1) Once we are settled in the land we are commanded to bring the first of our fruits to the Place which God Chose (26:1-11). Why should we bring our first fruits to God? Do you think that people were eager to do this or annoyed by it? Why? (If you wish to see what a celebration this became, read chapter 3 of Tractate Bikurim in the Mishna.)

 

2) An owner of a field has to give a tithe (apparently, taxes are not a new idea) from his crop. Who are the recipients of this tithe in the third year (26:12)? What is the purpose of this tithe? What does it tell you about the economic reality of these people?

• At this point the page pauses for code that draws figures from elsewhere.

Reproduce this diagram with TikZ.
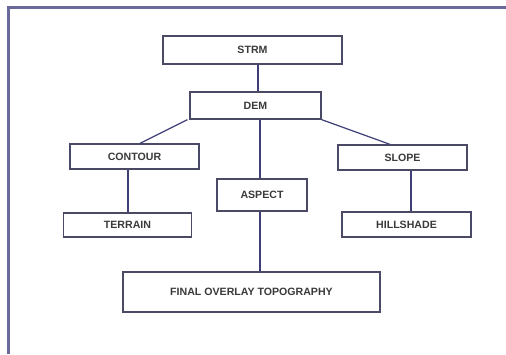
\documentclass[tikz,border=0pt]{standalone}
\usepackage{fontspec}
\setmainfont{Liberation Sans}
\definecolor{boxline}{HTML}{4A4A66}
\definecolor{linkline}{HTML}{3E3E78}
\definecolor{frameline}{HTML}{6A6A9A}
\definecolor{txt}{HTML}{3A3A3A}
\begin{document}
\begin{tikzpicture}[x=1pt,y=-1pt,
  box/.style={draw=boxline,line width=1.3pt,fill=white,inner sep=0pt,
    font=\fontsize{10.6}{12}\selectfont\bfseries,text=txt},
  link/.style={draw=linkline,line width=1.2pt}]
\useasboundingbox (0,0) rectangle (506,354);
\fill[white] (0,0) rectangle (506,354);
% frame
\coordinate (fa) at (8.5,354);
\coordinate (fb) at (8.5,7.5);
\coordinate (fc) at (506,7.5);
\draw[frameline,line width=2.6pt] (fa) -- (fb) -- (fc);
% boxes
\node[box,minimum width=179pt,minimum height=28pt] (strm) at (252.5,50) {STRM};
\node[box,minimum width=131pt,minimum height=27pt] (dem) at (255.5,105.5) {DEM};
\node[box,minimum width=129pt,minimum height=25pt] (contour) at (134.5,156.5) {CONTOUR};
\node[box,minimum width=129pt,minimum height=25pt] (slope) at (402.5,157.5) {SLOPE};
\node[box,minimum width=90pt,minimum height=32pt] (aspect) at (262,195) {ASPECT};
\node[box,minimum width=128pt,minimum height=24pt] (terrain) at (127.5,225) {TERRAIN};
\node[box,minimum width=129pt,minimum height=25pt] (hill) at (406.5,224.5) {HILLSHADE};
\node[box,minimum width=257pt,minimum height=40pt] (final) at (251.5,292) {FINAL OVERLAY TOPOGRAPHY};
% connectors
\draw[link] (strm.south -| 258,0) -- (dem.north -| 258,0);
\draw[link] (dem.south -| 260,0) -- (aspect.north -| 260,0);
\draw[link] (dem.south west) ++(-2,0) -- (contour.north -| 140,0);
\draw[link] (dem.south east) -- (slope.north -| 390,0);
\draw[link] (contour.south -| 128,0) -- (terrain.north -| 128,0);
\draw[link] (slope.south -| 411,0) -- (hill.north -| 411,0);
\draw[link] (aspect.south -| 260,0) -- (final.north -| 260,0);
\end{tikzpicture}
\end{document}
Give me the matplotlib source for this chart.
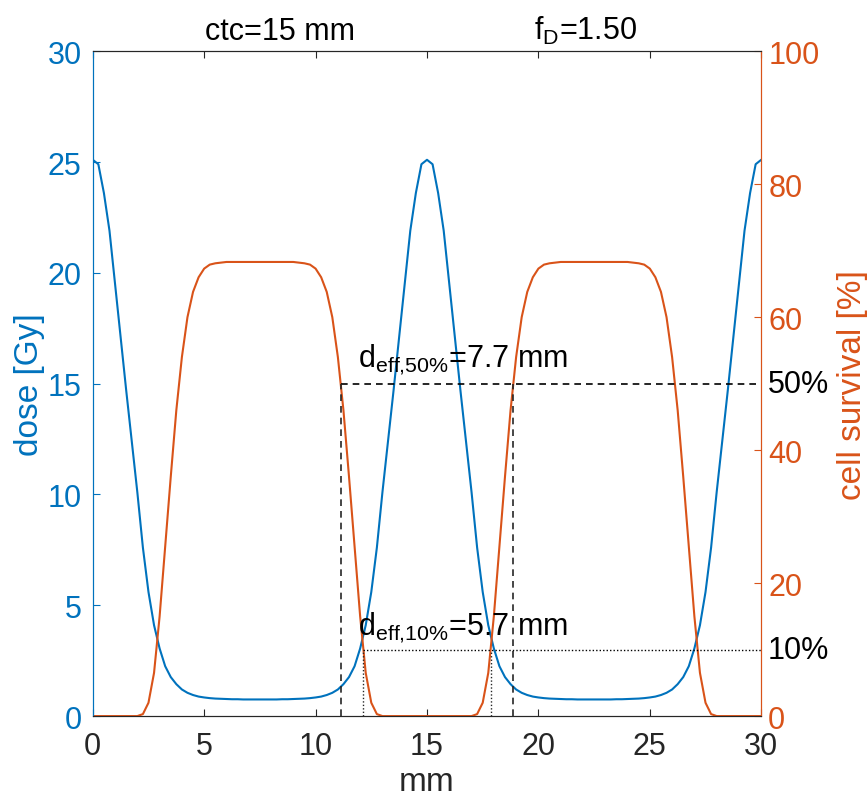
import matplotlib.pyplot as plt
import numpy as np

plt.rcParams['font.family'] = ['Liberation Sans', 'DejaVu Sans']
plt.rcParams['mathtext.fontset'] = 'custom'
plt.rcParams['mathtext.rm'] = 'Liberation Sans'

# position along the profile [mm], sampled every 0.25 mm
x_mm = np.arange(0, 30.01, 0.25)

# dose profile [Gy]
dose = [25.1, 24.9, 23.6, 21.9, 19.5, 17.1, 14.7, 12.4, 10.1, 7.6, 5.6, 4.1, 3.05, 2.25, 1.76, 1.44,
        1.2, 1.05, 0.95, 0.88, 0.84, 0.81, 0.79, 0.78, 0.77, 0.76, 0.76, 0.75, 0.75, 0.75, 0.75,
        0.75, 0.75, 0.75, 0.76, 0.76, 0.77, 0.78, 0.79, 0.81, 0.84, 0.88, 0.95, 1.05, 1.2, 1.44,
        1.76, 2.25, 3.05, 4.1, 5.6, 7.6, 10.1, 12.4, 14.7, 17.1, 19.5, 21.9, 23.6, 24.9, 25.1,
        24.9, 23.6, 21.9, 19.5, 17.1, 14.7, 12.4, 10.1, 7.6, 5.6, 4.1, 3.05, 2.25, 1.76, 1.44,
        1.2, 1.05, 0.95, 0.88, 0.84, 0.81, 0.79, 0.78, 0.77, 0.76, 0.76, 0.75, 0.75, 0.75, 0.75,
        0.75, 0.75, 0.75, 0.76, 0.76, 0.77, 0.78, 0.79, 0.81, 0.84, 0.88, 0.95, 1.05, 1.2, 1.44,
        1.76, 2.25, 3.05, 4.1, 5.6, 7.6, 10.1, 12.4, 14.7, 17.1, 19.5, 21.9, 23.6, 24.9, 25.1]

# cell survival [%]
survival = [0, 0, 0, 0, 0, 0, 0, 0, 0, 0.3, 2.0, 6.5, 15.0, 25.5, 36.0, 46.0,
            54.0, 60.0, 63.8, 66.0, 67.3, 67.9, 68.1, 68.2, 68.3, 68.3, 68.3, 68.3, 68.3, 68.3, 68.3,
            68.3, 68.3, 68.3, 68.3, 68.3, 68.3, 68.2, 68.1, 67.9, 67.3, 66.0, 63.8, 60.0, 54.0, 46.0,
            36.0, 25.5, 15.0, 6.5, 2.0, 0.3, 0, 0, 0, 0, 0, 0, 0, 0, 0,
            0, 0, 0, 0, 0, 0, 0, 0, 0.3, 2.0, 6.5, 15.0, 25.5, 36.0, 46.0,
            54.0, 60.0, 63.8, 66.0, 67.3, 67.9, 68.1, 68.2, 68.3, 68.3, 68.3, 68.3, 68.3, 68.3, 68.3,
            68.3, 68.3, 68.3, 68.3, 68.3, 68.3, 68.2, 68.1, 67.9, 67.3, 66.0, 63.8, 60.0, 54.0, 46.0,
            36.0, 25.5, 15.0, 6.5, 2.0, 0.3, 0, 0, 0, 0, 0, 0, 0, 0, 0]

ctc = 15
f_D = 1.50
d_eff_50 = 7.7
d_eff_10 = 5.7
levels = [50, 10]

blue = '#0072BD'
orange = '#D95319'
dark = '#262626'
fs = 22
fs_label = 24

fig = plt.figure(figsize=(8.67, 8.03), dpi=100)
ax = fig.add_axes([0.107, 0.107, 0.771, 0.828])
ax2 = ax.twinx()

ax.plot(x_mm, dose, color=blue, lw=1.5)
ax2.plot(x_mm, survival, color=orange, lw=1.5)

# 50% and 10% survival widths
for width, level, ls in [(d_eff_50, levels[0], (0, (4, 3))), (d_eff_10, levels[1], (0, (1, 1.5)))]:
    x1 = ctc - width / 2
    x2 = ctc + width / 2
    lw = 1.2 if level == 50 else 1.0
    ax2.plot([x1, 30], [level, level], color='k', ls=ls, lw=lw)
    ax2.plot([x1, x1], [0, level], color=dark, ls=ls, lw=lw)
    ax2.plot([x2, x2], [0, level], color=dark, ls=ls, lw=lw)
    ax2.text(30.3, level, str(level) + '%', fontsize=fs, va='center', ha='left', clip_on=False)

ax2.text(11.9, 52.6, r'$\mathregular{d_{eff{,}50\%}}$' + '=%.1f mm' % d_eff_50, fontsize=fs, va='baseline')
ax2.text(11.9, 12.3, r'$\mathregular{d_{eff{,}10\%}}$' + '=%.1f mm' % d_eff_10, fontsize=fs, va='baseline')

ax.text(8.4, 1.018, 'ctc=%d mm' % ctc, transform=ax.get_xaxis_transform(),
        fontsize=fs, ha='center', va='baseline')
ax.text(22.1, 1.018, r'$\mathregular{f_D}$' + '=%.2f' % f_D, transform=ax.get_xaxis_transform(),
        fontsize=fs, ha='center', va='baseline')

ax.set_xlim(0, 30)
ax.set_ylim(0, 30)
ax2.set_ylim(0, 100)
ax.set_xticks(range(0, 31, 5))
ax.set_yticks(range(0, 31, 5))
ax2.set_yticks(range(0, 101, 20))

ax.set_xlabel('mm', fontsize=fs_label, color=dark, labelpad=3)
ax.set_ylabel('dose [Gy]', fontsize=fs_label, color=blue, labelpad=2)
ax2.set_ylabel('cell survival [%]', fontsize=fs_label, color=orange, labelpad=13)

ax.tick_params(axis='x', direction='in', top=True, length=5, width=0.8, colors=dark,
               labelsize=fs, pad=11)
ax.tick_params(axis='y', direction='in', length=5, width=0.8, colors=blue, labelsize=fs, pad=8)
ax2.tick_params(axis='y', direction='in', length=5, width=0.8, colors=orange, labelsize=fs, pad=5)

for a in (ax, ax2):
    a.spines['top'].set_color(dark)
    a.spines['bottom'].set_color(dark)
    a.spines['left'].set_color(blue)
    a.spines['right'].set_color(orange)
    for s in a.spines.values():
        s.set_linewidth(0.8)

fig.savefig('out.png', dpi=100)
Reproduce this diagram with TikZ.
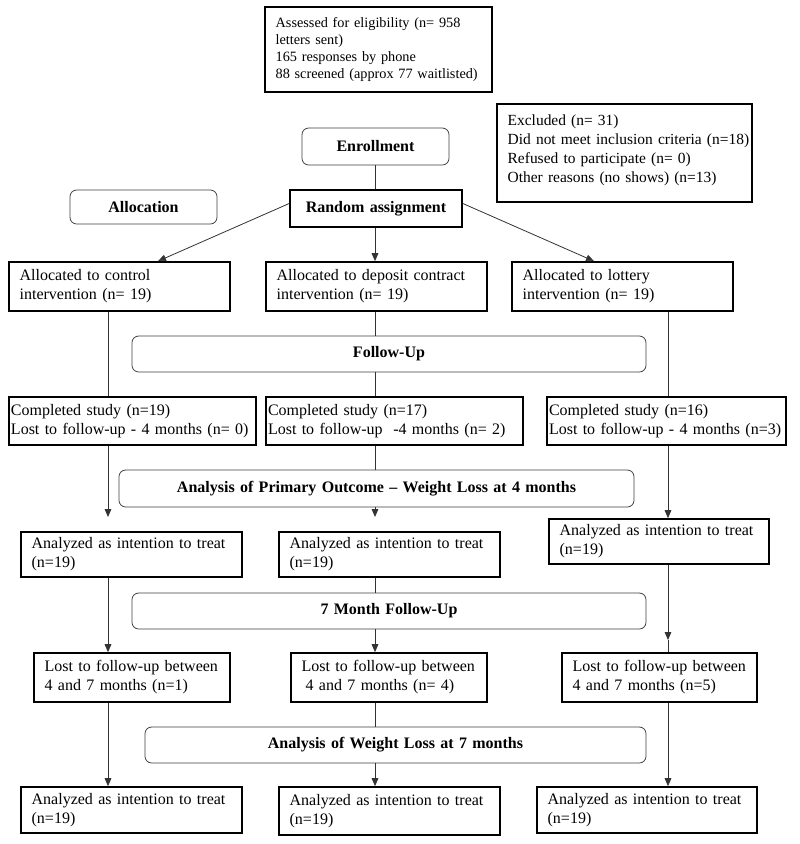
\documentclass[tikz,border=0pt]{standalone}
\usepackage{fontspec}
\setmainfont{Liberation Serif}
\usetikzlibrary{arrows.meta,calc}
\newcommand\mkbox[7][]{%
  \node[#1,minimum width={(#5-#3)*0.75pt},minimum height={(#6-#4)*0.75pt},
        text width={(#5-#3)*0.75pt-2*\pgfkeysvalueof{/pgf/inner xsep}}]
        (#2) at ({(#3+#5)/2},{(#4+#6)/2}) {#7};}
\begin{document}
\begin{tikzpicture}[x=0.75pt,y=-0.75pt,
  sq/.style={draw=black,line width=1.25pt,rectangle,inner xsep=8pt,inner ysep=0pt,
    align=left,font=\fontsize{12}{14.25}\selectfont},
  rb/.style={draw=black!75,line width=0.6pt,rectangle,rounded corners=5pt,inner sep=0pt,
    align=center,font=\fontsize{12}{14}\selectfont\bfseries},
  ln/.style={draw=black!80,line width=0.6pt},
  arr/.style={ln,-{Triangle[length=6pt,width=5pt]}}]
\fill[white] (0,0) rectangle (800,844);
\useasboundingbox (0,0) rectangle (800,844);
% columns
\coordinate (cA) at (108,0);
\coordinate (cB) at (375,0);
\coordinate (cC) at (668,0);
% top
\mkbox[sq,inner xsep=8pt,font=\fontsize{10.7}{12.75}\selectfont]{top}{265}{7}{492}{92}{\mbox{Assessed for eligibility (n= 958}\\letters sent)\\165 responses by phone\\\mbox{88 screened (approx 77 waitlisted)}}
\mkbox[sq,inner xsep=8pt,font=\fontsize{11.6}{14.25}\selectfont]{excl}{497}{104}{752}{202}{Excluded (n= 31)\\\mbox{Did not meet inclusion criteria (n=18)}\\Refused to participate (n= 0)\\\mbox{Other reasons (no shows) (n=13)}\\[-7pt]\mbox{}}
\mkbox[rb]{enr}{302}{128}{449}{165}{Enrollment}
\mkbox[rb]{alc}{70}{190}{217}{224}{Allocation}
\mkbox[sq,rounded corners=0pt,align=center,font=\fontsize{12}{14}\selectfont\bfseries]{ra}{290}{190}{462}{227}{Random assignment}
% allocated
\mkbox[sq]{a1}{9}{262}{230}{311}{Allocated to control\\intervention (n= 19)}
\mkbox[sq]{a2}{266}{262}{487}{311}{Allocated to deposit contract\\intervention (n= 19)}
\mkbox[sq]{a3}{512}{262}{733}{311}{Allocated to lottery\\intervention (n= 19)}
\mkbox[rb]{fu}{132}{336}{646}{372}{Follow-Up}
% completed
\mkbox[sq,inner xsep=1.5pt]{c1}{9}{397}{256}{445}{Completed study (n=19)\\\mbox{Lost to follow-up - 4 months (n= 0)}}
\mkbox[sq,inner xsep=1.5pt]{c2}{266}{397}{523}{445}{Completed study (n=17)\\\mbox{Lost to follow-up~ -4 months (n= 2)}}
\mkbox[sq,inner xsep=1.5pt]{c3}{547}{397}{786}{445}{Completed study (n=16)\\\mbox{Lost to follow-up - 4 months (n=3)}}
\mkbox[rb]{ap}{119}{470}{634}{507}{Analysis of Primary Outcome -- Weight Loss at 4 months}
% analyzed 4 months
\mkbox[sq]{d1}{21}{532}{242}{577}{Analyzed as intention to treat\\(n=19)}
\mkbox[sq]{d2}{279}{532}{500}{577}{Analyzed as intention to treat\\(n=19)}
\mkbox[sq]{d3}{549}{519}{769}{564}{Analyzed as intention to treat\\(n=19)}
\mkbox[rb]{sf}{132}{593}{646}{629}{7 Month Follow-Up}
% lost
\mkbox[sq]{l1}{34}{653}{230}{702}{Lost to follow-up between\\4 and 7 months (n=1)}
\mkbox[sq]{l2}{291}{653}{487}{702}{Lost to follow-up between\\\hspace*{0.25em}4 and 7 months (n= 4)}
\mkbox[sq]{l3}{562}{653}{757}{702}{Lost to follow-up between\\4 and 7 months (n=5)}
\mkbox[rb]{aw}{145}{727}{646}{763}{Analysis of Weight Loss at 7 months}
% final
\mkbox[sq]{f1}{21}{787}{242}{833}{Analyzed as intention to treat\\(n=19)}
\mkbox[sq]{f2}{279}{787}{500}{835}{Analyzed as intention to treat\\(n=19)}
\mkbox[sq]{f3}{537}{787}{757}{833}{Analyzed as intention to treat\\(n=19)}
% free ends
\coordinate (t1) at (108,517);
\coordinate (t2) at (375,517);
\coordinate (t3) at (668,640);
% connectors
\draw[ln] (enr.south -| cB) -- (ra.north -| cB);
\draw[arr] ($(ra.west)+(0,-5)$) -- (a1.north -| 158,0);
\draw[arr] (ra.south -| cB) -- (a2.north -| cB);
\draw[arr] ($(ra.east)+(0,-5)$) -- (a3.north -| 594,0);
\draw[ln] (a1.south -| cA) -- (c1.north -| cA);
\draw[ln] (a2.south -| cB) -- (fu.north -| cB);
\draw[ln] (fu.south -| cB) -- (c2.north -| cB);
\draw[ln] (a3.south -| cC) -- (c3.north -| cC);
\draw[arr] (c1.south -| cA) -- (t1);
\draw[ln] (c2.south -| cB) -- (ap.north -| cB);
\draw[arr] (ap.south -| cB) -- (t2);
\draw[arr] (c3.south -| cC) -- (d3.north -| cC);
\draw[arr] (d1.south -| cA) -- (l1.north -| cA);
\draw[ln] (d2.south -| cB) -- (sf.north -| cB);
\draw[arr] (sf.south -| cB) -- (l2.north -| cB);
\draw[arr] (d3.south -| cC) -- (t3);
\draw[ln] (t3) -- (l3.north -| cC);
\draw[arr] (l1.south -| cA) -- (f1.north -| cA);
\draw[ln] (l2.south -| cB) -- (aw.north -| cB);
\draw[arr] (aw.south -| cB) -- (f2.north -| cB);
\draw[arr] (l3.south -| cC) -- (f3.north -| cC);
\end{tikzpicture}
\end{document}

What might have led them to such a situation?

 

3) Moshe instructs the people to put up great stones on which they will put plaster, when they enter the land (27:1-8). What will they do with the plastered stones? Why do you think that the people are instructed to do this? When should they do this and why do you think that they should do it at that point?

 

4) Chapter 28 includes both rewards and punishments that will depend on our observance of the Mitzvot. They are referred to as

‘the words of the covenant’ (28:69). Why would a covenant include

rewards and punishments?

 

5) Look at 28:4. From what sphere are the blessings mentioned in the verse? What do you think that it means to be blessed with those things? Do you think that there is any order in the list that appears in the verse? If so, what is it?